Buildings, Texts, and Contexts III

This semester, Buildings, Texts, and Contexts III is structured as a special two-part course, taught by two different instructors.

Section I: Modernism. The Canon and Its Other
Amanda Reeser Lawerence
As a counter proposal to the narratives of genius and originality that predominate within the history of twentieth-century architecture, this course instead explores the unoriginal. Each week begins with a canonical work—Mies’s Barcelona Pavilion, Wright’s Guggenheim, Venturi’s Mother’s House, Kahn’s Trenton Bath House, Johnson’s Glass House, Eisenman’s House VI – which is subsequently unraveled and repositioned through its connection to earlier and other works, as well as through its confrontation with various texts. The aim is to challenge the specificity of their historical position while simultaneously reaffirming their significance as but one possible instance of a more general condition of appropriation, reference, and reproduction.
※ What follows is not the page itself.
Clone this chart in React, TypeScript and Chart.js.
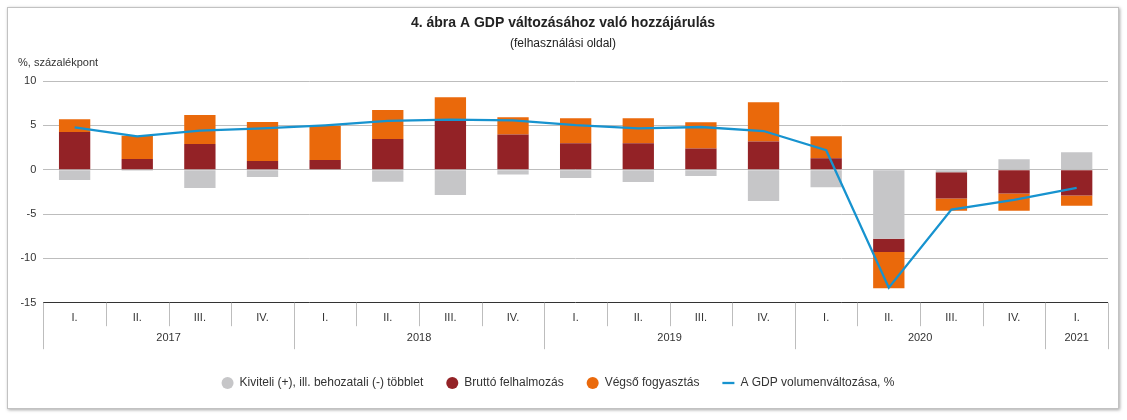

SECTION II: The City as Architectural Project
Vittorio Magnago Lampugnani
This section of the course analyses the history of urban architecture in its three-dimensional form and as a complex human artefact, using the lens of specific episodes of the history of the European city between the Baroque and Modern periods. It explores the influences that prompted the construction of this artefact and determined its shape: topography, climate and demographics, but also and especially philosophical and religious concepts, social ideas and ideologies, property conditions and the mechanisms of economic exploitation, and building technology. Intellectual, literary and artistic currents will also come into play with regard to their impact on urban development. The close reading of key examples from the history of architecture and the city will allow students to extrapolate their strategies to other historical cases as well as to contemporary urban projects: not as models, but as types.